LaNWiFi.NeTWorld's Wireless Technology Center // Wireless For Freedom.

• Tradeoff of power. Since one signal needs to be sent to at least two different nodes, more power is needed to send data from source to destination. On the other hand, with diversity, the transmit power at each node can be smaller than in the noncooperative mode. Thus, it is necessary to develop a power allocation algorithm such that minimum transmit power is used to maintain the user cooperative diversity.
• Tradeoff of transmission rate. In cooperative communication, a node needs to relay other nodes’ data and also transmit its own data. Thus, its transmission rate is reduced. However, due to diversity, channel coding rates can be higher, which increases the transmission rate. Thus, the actual transmission rate may not be reduced. In order to keep the transmission rate as high as possible, we need to consider tradeoff between diversity and reduced chance of transmission.
• Interference. With cooperative diversity, interference may also be increased, because the same signal is sent more than once in the network. However, diversity may reduce the transmit power level, which can compensate for the increased interference.
• Cooperation assignment scheme. This is concerned with finding other cooperative nodes for each node so that diversity can be achieved. In a one-hop infrastructure based network, cooperation assignment may be just a simple task. However, in a multihop distributed network such as WMNs, cooperation assignment is rather complicated, because it has to take into account many factors such as diversity gain, power, interference, and even fairness among nodes.
• New requirements on network nodes. Although diversity can be achieved through cooperative communications, algorithms are still needed to retrieve original data from multiplexed signals. This requires additional processing power on either transmitter or receiver. The functionality of cooperative communications may also need change of hardware in each node.
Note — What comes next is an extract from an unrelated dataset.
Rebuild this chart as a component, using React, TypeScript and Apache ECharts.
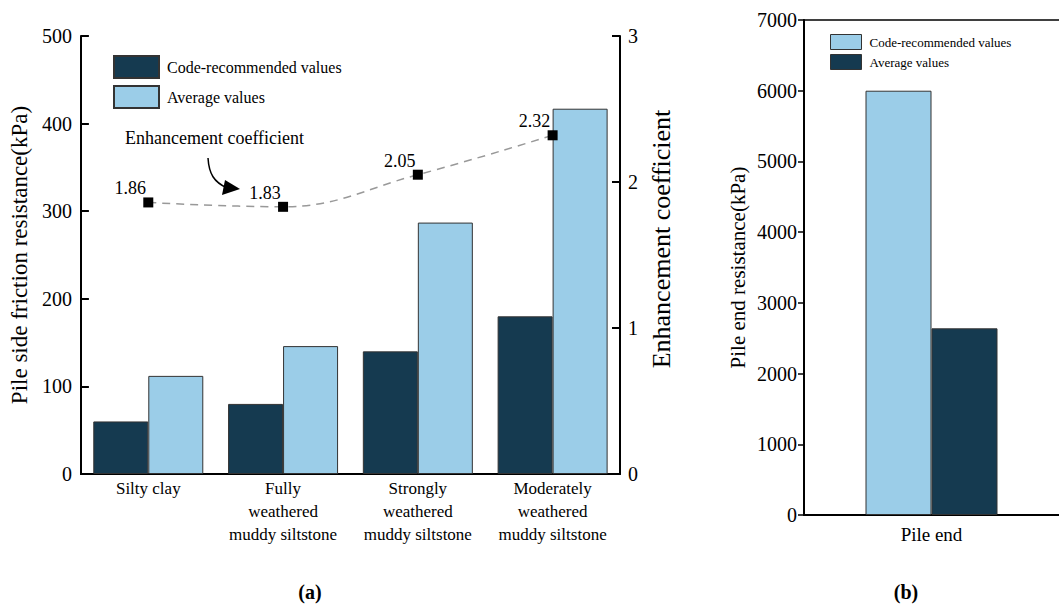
import React, { useEffect, useRef } from "react";
import * as echarts from "echarts";

const categories = [
  "Silty clay",
  "Fully\nweathered\nmuddy siltstone",
  "Strongly\nweathered\nmuddy siltstone",
  "Moderately\nweathered\nmuddy siltstone",
];
const codeValues = [60, 80, 140, 180];
const averageValues = [112, 146, 287, 417];
const enhancement = [1.86, 1.83, 2.05, 2.32];

const pileEndCategories = ["Pile end"];
const pileEndCode = [6000];
const pileEndAverage = [2640];

const leftTicks = [0, 500, 100];
const rightTicks = [0, 3, 1];
const pileEndTicks = [0, 7000, 1000];

const DARK = "#153a50";
const LIGHT = "#9bcde8";
const FONT = "'Times New Roman', 'Liberation Serif', 'DejaVu Serif', serif";

export default function App() {
  const ref = useRef<HTMLDivElement>(null);
  useEffect(() => {
    document.body.style.margin = "0";
    const chart = echarts.init(ref.current!, null, { renderer: "svg" });
    const axisLineStyle = { color: "#000", width: 2 };
    const plain = (v: number) => String(v);
    chart.setOption({
      animation: false,
      textStyle: { fontFamily: FONT, color: "#000" },
      grid: [
        { left: 77, top: 36, width: 543, height: 438 },
        { left: 804, top: 20, width: 262, height: 495 },
      ],
      legend: [
        {
          orient: "vertical",
          left: 113,
          top: 55,
          padding: 0,
          itemWidth: 45,
          itemHeight: 22,
          itemGap: 6,
          icon: "rect",
          data: ["Code-recommended values", "Average values"],
          textStyle: { fontFamily: FONT, fontSize: 16, color: "#000", padding: [0, 0, 0, 3] },
        },
        {
          orient: "vertical",
          left: 830,
          top: 34,
          padding: 0,
          itemWidth: 31,
          itemHeight: 15,
          itemGap: 4,
          icon: "rect",
          data: [
            { name: "Code-recommended values", itemStyle: { color: LIGHT, borderColor: "#333", borderWidth: 1 } },
            { name: "Average values", itemStyle: { color: DARK, borderColor: "#333", borderWidth: 1 } },
          ],
          textStyle: { fontFamily: FONT, fontSize: 13, color: "#000", padding: [0, 0, 0, 3] },
        },
      ],
      xAxis: [
        {
          type: "category",
          gridIndex: 0,
          data: categories,
          axisLine: { lineStyle: axisLineStyle },
          axisTick: { inside: true, alignWithLabel: true, length: 6, lineStyle: { color: "#000", width: 2 } },
          axisLabel: { fontSize: 17, lineHeight: 23, margin: 3, color: "#000", interval: 0, fontFamily: FONT },
        },
        {
          type: "category",
          gridIndex: 0,
          position: "top",
          data: categories,
          axisLine: { lineStyle: { color: "#000", width: 1.5 } },
          axisTick: { show: false },
          axisLabel: { show: false },
        },
        {
          type: "category",
          gridIndex: 1,
          data: pileEndCategories,
          axisLine: { lineStyle: axisLineStyle },
          axisTick: { show: false },
          axisLabel: { fontSize: 19, margin: 10, color: "#000", fontFamily: FONT },
        },
        {
          type: "category",
          gridIndex: 1,
          position: "top",
          data: pileEndCategories,
          axisLine: { lineStyle: { color: "#000", width: 1.5 } },
          axisTick: { show: false },
          axisLabel: { show: false },
        },
      ],
      yAxis: [
        {
          type: "value",
          gridIndex: 0,
          min: leftTicks[0],
          max: leftTicks[1],
          interval: leftTicks[2],
          name: "Pile side friction resistance(kPa)",
          nameLocation: "middle",
          nameGap: 46,
          nameTextStyle: { fontSize: 23, fontFamily: FONT, color: "#000" },
          splitLine: { show: false },
          axisLine: { show: true, lineStyle: axisLineStyle },
          axisTick: { show: true, inside: true, length: 8, lineStyle: { color: "#000", width: 2 } },
          axisLabel: { fontSize: 20, margin: 9, color: "#000", fontFamily: FONT, formatter: plain },
        },
        {
          type: "value",
          gridIndex: 0,
          position: "right",
          min: rightTicks[0],
          max: rightTicks[1],
          interval: rightTicks[2],
          name: "Enhancement coefficient",
          nameLocation: "middle",
          nameGap: 27,
          nameRotate: 90,
          nameTextStyle: { fontSize: 26, fontFamily: FONT, color: "#000", padding: [0, 0, 0, 32] },
          splitLine: { show: false },
          axisLine: { show: true, lineStyle: axisLineStyle },
          axisTick: { show: true, inside: true, length: 8, lineStyle: { color: "#000", width: 2 } },
          axisLabel: { fontSize: 20, margin: 8, color: "#000", fontFamily: FONT, formatter: plain },
        },
        {
          type: "value",
          gridIndex: 1,
          min: pileEndTicks[0],
          max: pileEndTicks[1],
          interval: pileEndTicks[2],
          name: "Pile end resistance(kPa)",
          nameLocation: "middle",
          nameGap: 56,
          nameTextStyle: { fontSize: 21, fontFamily: FONT, color: "#000" },
          splitLine: { show: false },
          axisLine: { show: true, lineStyle: axisLineStyle },
          axisTick: { show: true, inside: false, length: 6, lineStyle: { color: "#000", width: 1.5 } },
          axisLabel: { fontSize: 20, margin: 7, color: "#000", fontFamily: FONT, formatter: plain },
        },
      ],
      series: [
        {
          name: "Code-recommended values",
          type: "bar",
          xAxisIndex: 0,
          yAxisIndex: 0,
          data: codeValues,
          barWidth: 55,
          barGap: "0%",
          itemStyle: { color: DARK, borderColor: "#333", borderWidth: 1 },
        },
        {
          name: "Average values",
          type: "bar",
          xAxisIndex: 0,
          yAxisIndex: 0,
          data: averageValues,
          barWidth: 55,
          barGap: "0%",
          itemStyle: { color: LIGHT, borderColor: "#333", borderWidth: 1 },
        },
        {
          name: "Enhancement coefficient",
          type: "line",
          xAxisIndex: 0,
          yAxisIndex: 1,
          data: enhancement,
          smooth: 0.4,
          symbol: "rect",
          symbolSize: 10,
          z: 5,
          itemStyle: { color: "#000" },
          lineStyle: { color: "#999", width: 1.5, type: [8, 6] },
          label: {
            show: true,
            position: "top",
            distance: 0,
            offset: [-18, 0],
            fontSize: 18,
            fontFamily: FONT,
            color: "#000",
            formatter: (p: any) => p.value.toFixed(2),
          },
        },
        {
          name: "Code-recommended values",
          type: "bar",
          xAxisIndex: 2,
          yAxisIndex: 2,
          data: pileEndCode,
          barWidth: 66,
          barGap: "0%",
          itemStyle: { color: LIGHT, borderColor: "#333", borderWidth: 1 },
        },
        {
          name: "Average values",
          type: "bar",
          xAxisIndex: 2,
          yAxisIndex: 2,
          data: pileEndAverage,
          barWidth: 66,
          barGap: "0%",
          itemStyle: { color: DARK, borderColor: "#333", borderWidth: 1 },
        },
      ],
      graphic: [
        {
          type: "text",
          left: 125,
          top: 129,
          style: { text: "Enhancement coefficient", fontSize: 18, fontFamily: FONT, fill: "#000" },
        },
        {
          type: "bezierCurve",
          shape: { x1: 208, y1: 158, cpx1: 209, cpy1: 174, cpx2: 214, cpy2: 182, x2: 227, y2: 188 },
          style: { stroke: "#000", lineWidth: 1.5, fill: "none" },
        },
        {
          type: "polygon",
          shape: { points: [[240, 189], [225, 180], [222, 195]] },
          style: { fill: "#000" },
        },
        {
          type: "text",
          x: 310,
          y: 592,
          style: { text: "(a)", fontSize: 20, fontWeight: "bold", fontFamily: FONT, fill: "#000", textAlign: "center", textVerticalAlign: "middle" },
        },
        {
          type: "text",
          x: 906,
          y: 592,
          style: { text: "(b)", fontSize: 20, fontWeight: "bold", fontFamily: FONT, fill: "#000", textAlign: "center", textVerticalAlign: "middle" },
        },
      ],
    });
    return () => chart.dispose();
  }, []);
  return <div ref={ref} style={{ width: 1059, height: 604 }} />;
}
• Amplify and forward scheme. In this scheme, the partner node amplifies the received signal together with noise and forwards the amplified signal. The drawback of this scheme is that amplifying and forwarding analog signals is a nontrivial requirement for hardware. The advantage of this scheme is that no inter-user channel state information is needed, and conventional channel estimation can be used.
• Decode and forward scheme. In this scheme, a node decodes the signal and then retransmits it. An example of this scheme is presented in. The drawback of this scheme is that a node may not be able to correctly detect its partner’s signal. In this case, relaying signals will propagate errors. Another drawback of this scheme is that inter-user channel information is needed at the receiver.
• Coded cooperation. Each node’s data stream is encoded via a channel coding scheme into blocks. The codeword is partitioned into two segments with N1 and N2 bits, respectively.When a node transmits data, it first sends N1 bits in the codeword, and also decodes data from its partner node. If decoding is successful, the node will calculate the second segment of its partner node and then transmits the N2 bits. Otherwise, it will transmit its own second segment. This scheme does not need inter-user channel information. However, since cooperation is conditional, the receiver needs to know whether transmit nodes have cooperated or not. Other coded cooperation schemes are also discussed in.
• Selection relay. In order to avoid error propagation, a threshold test must be performed before relaying signals. When it is satisfied, the relay is done. Otherwise, a node needs to enter noncooperative mode. In this sense, coded cooperation is also a type of selection relay scheme.

Several schemes have proposed to detect original signals from multiplexed signals. The simplest scheme is to let relayed signals and original signals arrive at different time intervals. However, such a TDMA scheme may not be efficient, and also has difficulty in time slot allocation. We can also use CDMA to multiplex relayed and original signals. In addition, frequency division multiple access is possible. Whatever multiple access scheme is used, algorithms need to be developed to detect original signals with as good performance as possible. To date, user cooperative communications have been proved effective in wireless networks. However, the research is still in its preliminary stage, for three reasons. First, most of the existing schemes have only considered the problem of how to effectively forward data by cooperative nodes. How to assign cooperative nodes so as to optimize power, transmission rate, and interference requires new algorithms. Second, no practical solution has been proposed yet. For example, most existing algorithms assume central control is available, simple network topology has been considered, and only simple multiple access is considered in these algorithms. Such constraints render the existing algorithms unsuitable for WMNs. Third, many existing schemes rely on the knowledge of inter-user channel station information, which may not be available. New algorithms that do not or only partially rely on such information need to be developed. Nevertheless, user cooperative diversity is a promising technology, because: a) it potentially enables low-cost network nodes to have antenna diversity and thus increase overall network capacity; b) it can work together with multi-antenna systems to further increase network performance; c) it can help to resolve collision without using reservation based MAC protocol or collision avoidance procedures.